▶ WRITTEN INSTRUCTION: Copy each line of the data below exactly, leaving out pictures.

▶ INFORMATION SHOWN:
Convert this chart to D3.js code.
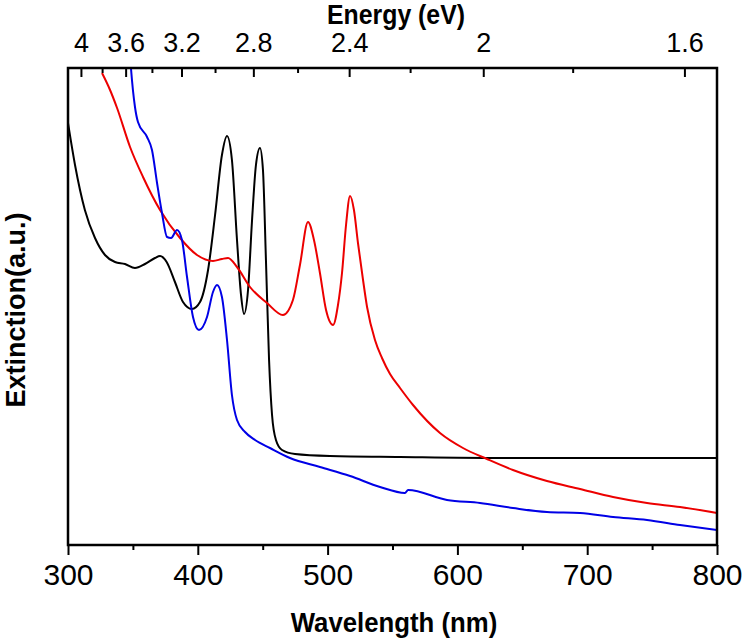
<!DOCTYPE html>
<html>
<head>
<meta charset="utf-8">
<script src="https://cdn.jsdelivr.net/npm/d3@7/dist/d3.min.js"></script>
<style>
  html, body { margin: 0; padding: 0; background: #fff; }
  svg { display: block; }
  text { font-family: "Liberation Sans", Arial, sans-serif; fill: #000; }
</style>
</head>
<body>
<svg id="chart" width="742" height="642"></svg>
<script>
// ---- data (wavelength nm, extinction a.u.) ----
const blackWl = [300, 305.4, 313, 320.8, 328.5, 336.2, 343.9, 351.6, 359.3, 367, 370.9, 376, 382.4, 388.6, 395.5, 401.7, 407.9, 413.3, 418.6, 422.5, 426.3, 430.2, 433.3, 435.6, 438.7, 441.8, 444.8, 447.9, 450.2, 452.5, 454.9, 457.2, 460.2, 464.9, 474.9, 501.8, 555.8, 632.8, 800];
const blackExt = [4.22, 3.80, 3.35, 3.07, 2.90, 2.83, 2.81, 2.77, 2.81, 2.87, 2.89, 2.83, 2.63, 2.43, 2.36, 2.43, 2.75, 3.30, 3.90, 4.09, 3.85, 3.05, 2.50, 2.31, 2.55, 3.25, 3.80, 3.97, 3.75, 2.85, 1.85, 1.30, 1.05, 0.95, 0.91, 0.89, 0.88, 0.87, 0.87];

const redWl = [326.2, 332.4, 337.8, 347.8, 357.8, 370.9, 386.3, 399.4, 411.7, 418.6, 423.3, 430.2, 440.2, 453.3, 465.6, 473.3, 478.7, 484.9, 489.5, 494.1, 498.8, 504.2, 508, 511.1, 514.2, 517.3, 520.3, 523.4, 527.3, 530.4, 536.5, 541.9, 548.1, 555.8, 565.8, 586.6, 604.3, 622.8, 642.8, 669, 694.5, 719.9, 746.1, 771.5, 800];
const redExt = [4.72, 4.55, 4.37, 3.98, 3.68, 3.35, 3.07, 2.90, 2.84, 2.86, 2.87, 2.78, 2.58, 2.42, 2.30, 2.45, 2.80, 3.23, 3.05, 2.72, 2.35, 2.20, 2.40, 2.72, 3.20, 3.49, 3.35, 3.02, 2.65, 2.38, 2.05, 1.87, 1.71, 1.57, 1.40, 1.12, 0.97, 0.86, 0.75, 0.64, 0.56, 0.48, 0.42, 0.38, 0.32];

const blueWl = [347.5, 348.5, 351.6, 353.9, 360.9, 364.7, 368.6, 372.4, 376.3, 379.4, 384, 387.8, 391.7, 396.3, 400.9, 407.1, 411.7, 414.8, 418.6, 422.5, 426.3, 430.2, 436.4, 444.1, 455.6, 471, 494.1, 517.3, 540.4, 559.6, 562, 592, 617.4, 642.8, 669, 694.5, 719.9, 746.1, 771.5, 800];
const blueExt = [4.95, 4.77, 4.38, 4.23, 4.08, 3.95, 3.62, 3.32, 3.08, 3.07, 3.15, 3.05, 2.68, 2.28, 2.15, 2.28, 2.53, 2.60, 2.48, 2.05, 1.50, 1.25, 1.13, 1.05, 0.97, 0.87, 0.78, 0.69, 0.58, 0.52, 0.55, 0.45, 0.42, 0.37, 0.33, 0.32, 0.28, 0.25, 0.20, 0.15];

const wlTicks = [300, 400, 500, 600, 700, 800];
const wlMinor = [350, 450, 550, 650, 750];
const eTicks = [4, 3.6, 3.2, 2.8, 2.4, 2, 1.6];
const eMinor = [3.8, 3.4, 3.0, 2.6, 2.2, 1.8];
const HC = 1239.84;

// ---- layout ----
const svg = d3.select("#chart");
const L = 68, R = 717, T = 68, B = 545;
const x = d3.scaleLinear().domain([300, 800]).range([L, R]);
const y = d3.scaleLinear().domain([0, 4.77]).range([B, T]);

svg.append("defs").append("clipPath").attr("id", "clip")
  .append("rect").attr("x", L).attr("y", T).attr("width", R - L).attr("height", B - T);

const line = d3.line().x(d => x(d[0])).y(d => y(d[1])).curve(d3.curveMonotoneX);
const series = [
  { wl: blackWl, ext: blackExt, color: "#000000" },
  { wl: redWl, ext: redExt, color: "#ec0000" },
  { wl: blueWl, ext: blueExt, color: "#0000e6" }
];
const g = svg.append("g").attr("clip-path", "url(#clip)");
series.forEach(s => {
  g.append("path").datum(s.wl.map((w, i) => [w, s.ext[i]]))
    .attr("d", line).attr("fill", "none")
    .attr("stroke", s.color).attr("stroke-width", 2)
    .attr("stroke-linejoin", "round");
});

// ---- bottom axis ----
const xAxis = d3.axisBottom(x).tickValues(wlTicks).tickSize(10).tickPadding(9).tickFormat(d3.format("d"));
const gx = svg.append("g").attr("transform", `translate(0,${B})`).call(xAxis);
gx.select(".domain").remove();
gx.selectAll(".tick line").attr("stroke", "#000").attr("stroke-width", 2);
gx.selectAll(".tick text").attr("font-size", 30).attr("dy", "0.71em")
  .attr("font-family", "Liberation Sans, Arial, sans-serif");
const xMinor = d3.axisBottom(x).tickValues(wlMinor).tickSize(5).tickFormat("");
const gxm = svg.append("g").attr("transform", `translate(0,${B})`).call(xMinor);
gxm.select(".domain").remove();
gxm.selectAll(".tick line").attr("stroke", "#000").attr("stroke-width", 2);

// ---- top axis (energy) ----
const xE = d3.scaleLinear().domain([300, 800]).range([L, R]);
const topAxis = d3.axisTop(xE).tickValues(eTicks.map(e => HC / e)).tickSize(-9).tickPadding(16)
  .tickFormat((d, i) => String(eTicks[i]));
const gt = svg.append("g").attr("transform", `translate(0,${T})`).call(topAxis);
gt.select(".domain").remove();
gt.selectAll(".tick line").attr("stroke", "#000").attr("stroke-width", 2);
gt.selectAll(".tick text").attr("font-size", 27)
  .attr("font-family", "Liberation Sans, Arial, sans-serif");
const topMinor = d3.axisTop(xE).tickValues(eMinor.map(e => HC / e)).tickSize(-5).tickFormat("");
const gtm = svg.append("g").attr("transform", `translate(0,${T})`).call(topMinor);
gtm.select(".domain").remove();
gtm.selectAll(".tick line").attr("stroke", "#000").attr("stroke-width", 2);

// ---- frame ----
svg.append("rect").attr("x", L).attr("y", T).attr("width", R - L).attr("height", B - T)
  .attr("fill", "none").attr("stroke", "#000").attr("stroke-width", 2.5);

// ---- titles ----
svg.append("text").attr("transform", "translate(394,632) scale(0.92,1)").attr("text-anchor", "middle")
  .attr("font-size", 28).attr("font-weight", "bold").text("Wavelength (nm)");
svg.append("text").attr("transform", "translate(396,24) scale(0.92,1)").attr("text-anchor", "middle")
  .attr("font-size", 27).attr("font-weight", "bold").text("Energy (eV)");
svg.append("text").attr("transform", "translate(25,310) rotate(-90)").attr("text-anchor", "middle")
  .attr("font-size", 27).attr("font-weight", "bold").text("Extinction(a.u.)");
</script>
</body>
</html>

▶ SOLUTION TO THIS PROBLEM:
Convert this chart to D3.js code.
<!DOCTYPE html>
<html>
<head>
<meta charset="utf-8">
<script src="https://cdn.jsdelivr.net/npm/d3@7/dist/d3.min.js"></script>
<style>
  html, body { margin: 0; padding: 0; background: #fff; }
  svg { display: block; }
  text { font-family: "Liberation Sans", Arial, sans-serif; fill: #000; }
</style>
</head>
<body>
<svg id="chart" width="742" height="642"></svg>
<script>
// ---- data (wavelength nm, extinction a.u.) ----
const blackWl = [300, 305.4, 313, 320.8, 328.5, 336.2, 343.9, 351.6, 359.3, 367, 370.9, 376, 382.4, 388.6, 395.5, 401.7, 407.9, 413.3, 418.6, 422.5, 426.3, 430.2, 433.3, 435.6, 438.7, 441.8, 444.8, 447.9, 450.2, 452.5, 454.9, 457.2, 460.2, 464.9, 474.9, 501.8, 555.8, 632.8, 800];
const blackExt = [4.22, 3.80, 3.35, 3.07, 2.90, 2.83, 2.81, 2.77, 2.81, 2.87, 2.89, 2.83, 2.63, 2.43, 2.36, 2.43, 2.75, 3.30, 3.90, 4.09, 3.85, 3.05, 2.50, 2.31, 2.55, 3.25, 3.80, 3.97, 3.75, 2.85, 1.85, 1.30, 1.05, 0.95, 0.91, 0.89, 0.88, 0.87, 0.87];

const redWl = [326.2, 332.4, 337.8, 347.8, 357.8, 370.9, 386.3, 399.4, 411.7, 418.6, 423.3, 430.2, 440.2, 453.3, 465.6, 473.3, 478.7, 484.9, 489.5, 494.1, 498.8, 504.2, 508, 511.1, 514.2, 517.3, 520.3, 523.4, 527.3, 530.4, 536.5, 541.9, 548.1, 555.8, 565.8, 586.6, 604.3, 622.8, 642.8, 669, 694.5, 719.9, 746.1, 771.5, 800];
const redExt = [4.72, 4.55, 4.37, 3.98, 3.68, 3.35, 3.07, 2.90, 2.84, 2.86, 2.87, 2.78, 2.58, 2.42, 2.30, 2.45, 2.80, 3.23, 3.05, 2.72, 2.35, 2.20, 2.40, 2.72, 3.20, 3.49, 3.35, 3.02, 2.65, 2.38, 2.05, 1.87, 1.71, 1.57, 1.40, 1.12, 0.97, 0.86, 0.75, 0.64, 0.56, 0.48, 0.42, 0.38, 0.32];

const blueWl = [347.5, 348.5, 351.6, 353.9, 360.9, 364.7, 368.6, 372.4, 376.3, 379.4, 384, 387.8, 391.7, 396.3, 400.9, 407.1, 411.7, 414.8, 418.6, 422.5, 426.3, 430.2, 436.4, 444.1, 455.6, 471, 494.1, 517.3, 540.4, 559.6, 562, 592, 617.4, 642.8, 669, 694.5, 719.9, 746.1, 771.5, 800];
const blueExt = [4.95, 4.77, 4.38, 4.23, 4.08, 3.95, 3.62, 3.32, 3.08, 3.07, 3.15, 3.05, 2.68, 2.28, 2.15, 2.28, 2.53, 2.60, 2.48, 2.05, 1.50, 1.25, 1.13, 1.05, 0.97, 0.87, 0.78, 0.69, 0.58, 0.52, 0.55, 0.45, 0.42, 0.37, 0.33, 0.32, 0.28, 0.25, 0.20, 0.15];

const wlTicks = [300, 400, 500, 600, 700, 800];
const wlMinor = [350, 450, 550, 650, 750];
const eTicks = [4, 3.6, 3.2, 2.8, 2.4, 2, 1.6];
const eMinor = [3.8, 3.4, 3.0, 2.6, 2.2, 1.8];
const HC = 1239.84;

// ---- layout ----
const svg = d3.select("#chart");
const L = 68, R = 717, T = 68, B = 545;
const x = d3.scaleLinear().domain([300, 800]).range([L, R]);
const y = d3.scaleLinear().domain([0, 4.77]).range([B, T]);

svg.append("defs").append("clipPath").attr("id", "clip")
  .append("rect").attr("x", L).attr("y", T).attr("width", R - L).attr("height", B - T);

const line = d3.line().x(d => x(d[0])).y(d => y(d[1])).curve(d3.curveMonotoneX);
const series = [
  { wl: blackWl, ext: blackExt, color: "#000000" },
  { wl: redWl, ext: redExt, color: "#ec0000" },
  { wl: blueWl, ext: blueExt, color: "#0000e6" }
];
const g = svg.append("g").attr("clip-path", "url(#clip)");
series.forEach(s => {
  g.append("path").datum(s.wl.map((w, i) => [w, s.ext[i]]))
    .attr("d", line).attr("fill", "none")
    .attr("stroke", s.color).attr("stroke-width", 2)
    .attr("stroke-linejoin", "round");
});

// ---- bottom axis ----
const xAxis = d3.axisBottom(x).tickValues(wlTicks).tickSize(10).tickPadding(9).tickFormat(d3.format("d"));
const gx = svg.append("g").attr("transform", `translate(0,${B})`).call(xAxis);
gx.select(".domain").remove();
gx.selectAll(".tick line").attr("stroke", "#000").attr("stroke-width", 2);
gx.selectAll(".tick text").attr("font-size", 30).attr("dy", "0.71em")
  .attr("font-family", "Liberation Sans, Arial, sans-serif");
const xMinor = d3.axisBottom(x).tickValues(wlMinor).tickSize(5).tickFormat("");
const gxm = svg.append("g").attr("transform", `translate(0,${B})`).call(xMinor);
gxm.select(".domain").remove();
gxm.selectAll(".tick line").attr("stroke", "#000").attr("stroke-width", 2);

// ---- top axis (energy) ----
const xE = d3.scaleLinear().domain([300, 800]).range([L, R]);
const topAxis = d3.axisTop(xE).tickValues(eTicks.map(e => HC / e)).tickSize(-9).tickPadding(16)
  .tickFormat((d, i) => String(eTicks[i]));
const gt = svg.append("g").attr("transform", `translate(0,${T})`).call(topAxis);
gt.select(".domain").remove();
gt.selectAll(".tick line").attr("stroke", "#000").attr("stroke-width", 2);
gt.selectAll(".tick text").attr("font-size", 27)
  .attr("font-family", "Liberation Sans, Arial, sans-serif");
const topMinor = d3.axisTop(xE).tickValues(eMinor.map(e => HC / e)).tickSize(-5).tickFormat("");
const gtm = svg.append("g").attr("transform", `translate(0,${T})`).call(topMinor);
gtm.select(".domain").remove();
gtm.selectAll(".tick line").attr("stroke", "#000").attr("stroke-width", 2);

// ---- frame ----
svg.append("rect").attr("x", L).attr("y", T).attr("width", R - L).attr("height", B - T)
  .attr("fill", "none").attr("stroke", "#000").attr("stroke-width", 2.5);

// ---- titles ----
svg.append("text").attr("transform", "translate(394,632) scale(0.92,1)").attr("text-anchor", "middle")
  .attr("font-size", 28).attr("font-weight", "bold").text("Wavelength (nm)");
svg.append("text").attr("transform", "translate(396,24) scale(0.92,1)").attr("text-anchor", "middle")
  .attr("font-size", 27).attr("font-weight", "bold").text("Energy (eV)");
svg.append("text").attr("transform", "translate(25,310) rotate(-90)").attr("text-anchor", "middle")
  .attr("font-size", 27).attr("font-weight", "bold").text("Extinction(a.u.)");
</script>
</body>
</html>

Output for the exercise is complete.